With my sisters and me, it’s pure love. Nothing can separate us. Whenever we’re together, we’re always talking or laughing like crazy reading People magazine. We give each other advice on love, the spotlight, and beauty, and lots of kisses.  Youhou!

Everyone says I love you.

Nothing can separate us… except for a little leather skirt from Zara.

We do what we do and time goes by as we get closer and closer to the day I’m leaving. And then one day I get to my room, and I find my two sisters huddled over my suitcase in the middle of a full, thorough inspection.

My sister: Wooooh! look at these Tributes!!! I love your jean shirt! Your little leather Zara skirt!!! You gonna give it to me?

Me: Wait wait here’s what we can do. No way I’m giving it to you. But when I get back to Zara, if the skirt is still there, I’ll grab you one and send it over. I like it too much. I just can’t hand it over like that. Even with torture.

Laetitia: Hey no worries. Relax. Just give it to me now and you won’t have to go to the post office. They’ll still be there at Zara and if not, I’ll send it back to you.

Sacha (with my RayBans on her face): Can I have your RayBans?

Me: But you have the exact same pair!

Sacha: But yours are better (!!?).

Me: Okay…. Here, let me think about it… NO.

And then me again, after a second of reflection: Hey…. You didn’t exactly jump at the chance to lend me your gladiators, did you ? And you, let me get my hands on your Chanel bag and then maybe we’ll talk.

Yeeeaaaaah you got it, even if I am the oldest, I am not at all the angel of the family! I’M THE WORST!!! What do you expect? Even before they inspected my entire bag, I made my way through every last item in their wardrobes and already had a list ready as long as my arms of everything I wanted. Chanel bag and no questions asked.

Laetitia: Chanel does not equal a Zara skirt. Maybe I’m a little desperate for Zara (There’s no Zaras in Corsica)(Hell in Paradise!), but I’m not that desperate. C’mon, let’s go downstairs. I’m making some banana milk-shakes.

Can you feel the tension building? You get how crazy we are? Pfffff, THAT’S NOTHING!!! So just to be brief because we can’t spend all day on this and because you already get what I’m saying, fast-forward a little to the last day before I leave.

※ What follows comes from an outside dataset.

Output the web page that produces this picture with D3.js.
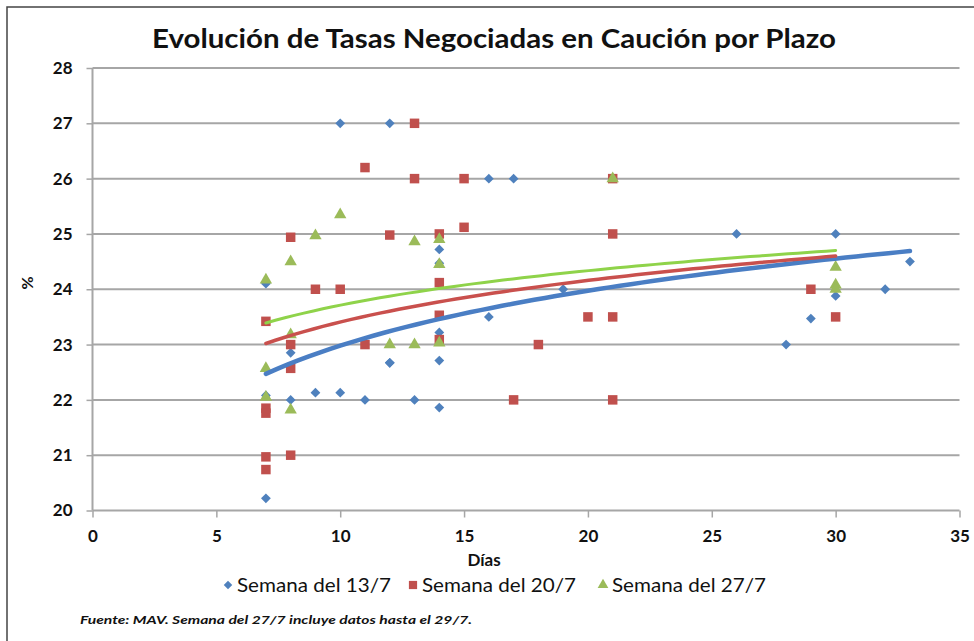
<!DOCTYPE html>
<html>
<head>
<meta charset="utf-8">
<script src="https://cdn.jsdelivr.net/npm/d3@7"></script>
<style>
  body { margin: 0; background: #fff; }
  text { font-family: Lato, "Open Sans", sans-serif; fill: #111; }
  .tick text { font-weight: bold; font-size: 17px; }
  .grid line { stroke: #a6a6a6; stroke-width: 2; }
</style>
</head>
<body>
<svg id="chart" width="974" height="641"></svg>
<script>
'use strict';

// Semana del 13/7 (dias, tasa %)
var dias137 = [7, 7, 7, 8, 8, 9, 10, 10, 11, 12, 12, 12, 13, 14, 14, 14, 14, 14, 16, 16, 17, 19, 26, 28, 29, 30, 30, 32, 33];
var tasa137 = [24.1, 22.08, 20.22, 22.85, 22.0, 22.13, 27.0, 22.13, 22.0, 27.0, 22.67, 22.67, 22.0, 24.72, 24.47, 23.22, 22.71, 21.86, 26.0, 23.5, 26.0, 24.0, 25.0, 23.0, 23.47, 25.0, 23.88, 24.0, 24.5];

// Semana del 20/7
var dias207 = [7, 7, 7, 7, 7, 8, 8, 8, 8, 9, 10, 11, 11, 12, 13, 13, 14, 14, 14, 14, 15, 15, 17, 18, 20, 21, 21, 21, 21, 29, 30];
var tasa207 = [23.42, 21.85, 21.76, 20.97, 20.74, 24.94, 23.0, 22.57, 21.0, 24.0, 24.0, 26.2, 23.0, 24.98, 27.0, 26.0, 25.0, 24.12, 23.53, 23.09, 26.0, 25.12, 22.0, 23.0, 23.5, 26.0, 25.0, 23.5, 22.0, 24.0, 23.5];

// Semana del 27/7
var dias277 = [7, 7, 7, 8, 8, 8, 9, 10, 12, 13, 13, 14, 14, 14, 21, 30, 30, 30];
var tasa277 = [24.17, 22.57, 22.05, 24.5, 23.18, 21.82, 24.97, 25.35, 23.0, 24.86, 23.0, 24.9, 24.45, 23.03, 26.0, 24.4, 24.08, 24.0];

// logarithmic trend lines: tasa = a + b * ln(dias)
var trendA = [19.683, 20.907, 21.639];
var trendB = [1.432, 1.0857, 0.900];
var trendRange = [[7, 33], [7, 30], [7, 30]];

var seriesNames = ['Semana del 13/7', 'Semana del 20/7', 'Semana del 27/7'];
var xTicks = [0, 5, 10, 15, 20, 25, 30, 35];
var yTicks = [20, 21, 22, 23, 24, 25, 26, 27, 28];

var series = [
    { name: seriesNames[0], x: dias137, y: tasa137, color: '#4f81bd', trend: '#4a7ec4', trendW: 4.5, symbol: d3.symbolSquare, size: 48, rot: 45 },
    { name: seriesNames[1], x: dias207, y: tasa207, color: '#c0504d', trend: '#c9504d', trendW: 3.5, symbol: d3.symbolSquare, size: 90, rot: 0 },
    { name: seriesNames[2], x: dias277, y: tasa277, color: '#9bbb59', trend: '#8fd34a', trendW: 3, symbol: d3.symbolTriangle, size: 66, rot: 0 }
];

var svg = d3.select('#chart');

// outer frame (cropped on the right/bottom)
svg.append('rect')
    .attr('x', 7).attr('y', 7)
    .attr('width', 1000).attr('height', 700)
    .attr('fill', 'none')
    .attr('stroke', '#444').attr('stroke-width', 1.5);

var plotLeft = 92.5, plotRight = 959.5, plotTop = 68, plotBottom = 510.5;

var x = d3.scaleLinear().domain([0, 35]).range([plotLeft, plotRight]);
var y = d3.scaleLinear().domain([20, 28]).range([plotBottom, plotTop]);

// horizontal gridlines
svg.append('g').attr('class', 'grid')
    .selectAll('line')
    .data(yTicks.filter(function(t) { return t > 20; }))
    .enter().append('line')
        .attr('x1', plotLeft).attr('x2', plotRight)
        .attr('y1', function(d) { return y(d); })
        .attr('y2', function(d) { return y(d); });

var yAxis = svg.append('g')
    .attr('transform', 'translate(' + plotLeft + ',0)')
    .call(d3.axisLeft(y).tickValues(yTicks).tickSize(6).tickPadding(14).tickFormat(d3.format('d')));

var xAxis = svg.append('g')
    .attr('transform', 'translate(0,' + plotBottom + ')')
    .call(d3.axisBottom(x).tickValues(xTicks).tickSize(7).tickPadding(12).tickFormat(d3.format('d')));

[yAxis, xAxis].forEach(function(ax) {
    ax.select('.domain').attr('stroke', '#a6a6a6').attr('stroke-width', 2);
    ax.selectAll('.tick line').attr('stroke', '#a6a6a6').attr('stroke-width', 1.5);
    ax.selectAll('.tick text').attr('fill', '#111');
});
xAxis.select('.domain').attr('d', 'M' + plotLeft + ',0H' + plotRight);
yAxis.select('.domain').attr('d', 'M0,' + plotTop + 'V' + plotBottom);

// markers
series.forEach(function(s) {
    var pts = s.x.map(function(d, i) { return [d, s.y[i]]; });
    svg.append('g')
        .selectAll('path')
        .data(pts)
        .enter().append('path')
            .attr('d', d3.symbol().type(s.symbol).size(s.size))
            .attr('transform', function(d) {
                return 'translate(' + x(d[0]) + ',' + y(d[1]) + ') rotate(' + s.rot + ')';
            })
            .attr('fill', s.color);
});

// trend lines
var line = d3.line()
    .x(function(d) { return x(d[0]); })
    .y(function(d) { return y(d[1]); });

series.forEach(function(s, k) {
    var x0 = trendRange[k][0], x1 = trendRange[k][1];
    var pts = d3.range(0, 61).map(function(i) {
        var xv = x0 + (x1 - x0) * i / 60;
        return [xv, trendA[k] + trendB[k] * Math.log(xv)];
    });
    svg.append('path')
        .datum(pts)
        .attr('d', line)
        .attr('fill', 'none')
        .attr('stroke', s.trend)
        .attr('stroke-width', s.trendW)
        .attr('stroke-linecap', 'round');
});

// title & axis titles
svg.append('text')
    .attr('x', 494).attr('y', 48)
    .attr('text-anchor', 'middle')
    .attr('textLength', 684).attr('lengthAdjust', 'spacingAndGlyphs')
    .style('font-size', '27px').style('font-weight', 'bold')
    .text('Evolución de Tasas Negociadas en Caución por Plazo');

svg.append('text')
    .attr('transform', 'translate(33,283) rotate(-90)')
    .attr('text-anchor', 'middle')
    .style('font-size', '16px').style('font-weight', 'bold')
    .text('%');

svg.append('text')
    .attr('x', 484).attr('y', 566)
    .attr('text-anchor', 'middle')
    .style('font-size', '17px').style('font-weight', 'bold')
    .text('Días');

// legend
var legendX = [228, 413, 603];
var legend = svg.append('g');
series.forEach(function(s, i) {
    legend.append('path')
        .attr('d', d3.symbol().type(s.symbol).size(s.size * 0.75))
        .attr('transform', 'translate(' + legendX[i] + ',585) rotate(' + s.rot + ')')
        .attr('fill', s.color);
    legend.append('text')
        .attr('x', legendX[i] + 9).attr('y', 592)
        .attr('textLength', 154).attr('lengthAdjust', 'spacingAndGlyphs')
        .style('font-size', '20px')
        .text(s.name);
});

svg.append('text')
    .attr('x', 80).attr('y', 624)
    .attr('textLength', 392).attr('lengthAdjust', 'spacingAndGlyphs')
    .style('font-size', '12px').style('font-style', 'italic').style('font-weight', 'bold')
    .text('Fuente: MAV. Semana del 27/7 incluye datos hasta el 29/7.');
</script>
</body>
</html>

Sacha (My sunglasses still on her face) : Your sunglasses.

Me: No.

Sacha (a bit perturbed, throws the sunglasses on the bed.) : Okay, your strappy sandals.

Me: Okay, your gladiators.

Sacha (Again, perturbed, 14 years-old) : Noooooo! That’s the ONLY THING I HAVE and you ALWAYS WANT TO TAKE EVERYTHING FROM ME!

Laeti and me (cracking up) : Woooooooo haha little Ms. Victim here! The only thing I have, what the hell is that?!?!

Laeti (suddenly serious again): Your skirt, your ballet flats.

Me: Okay for the ballet flats, not for the skirt.

Laeti (outraged): Hmmm. If it’s going to be like that, we’re not talking to you any more. C’mon Sacha. Downstairs. I’ll make you a banana milkshake.

They leave with a royal stride, heads held high, outraged. Very very VERY perturbed.

How ungrateful… If it’s going to be like that, I’ll get out my outraged self as well and I’ll just pack my bag. No one can see me, but I’ve got my head just as high and I’m packing up just as royally.

And then I hear my mother: Wait… What are you doing all alone with your little outraged self?

Me, (34 years-old): It’s my sisters, they ALWAYS WANT TO TAKE EVERYTHING FROM ME!!!

Mother: Well isn’t that nice! That means they think you’re beautiful, they love you, they want to look just like you!!! And wasn’t it you last time who got on your sister’s last nerve with your “Chanel bag. Chanel. Chanel bag. Chanel. Bag. Chanel.” ?! C’mon, my dear little love bum. I’ll make you a coffee, we’ll kiss and make up with the girls. You want a what? Ok my lovergirl, no coffee, I’ll make you a banana milkshake.

My mother, suddenly: Oh wait, I wanted to ask you my dear… You mind if I hold on to your perfume?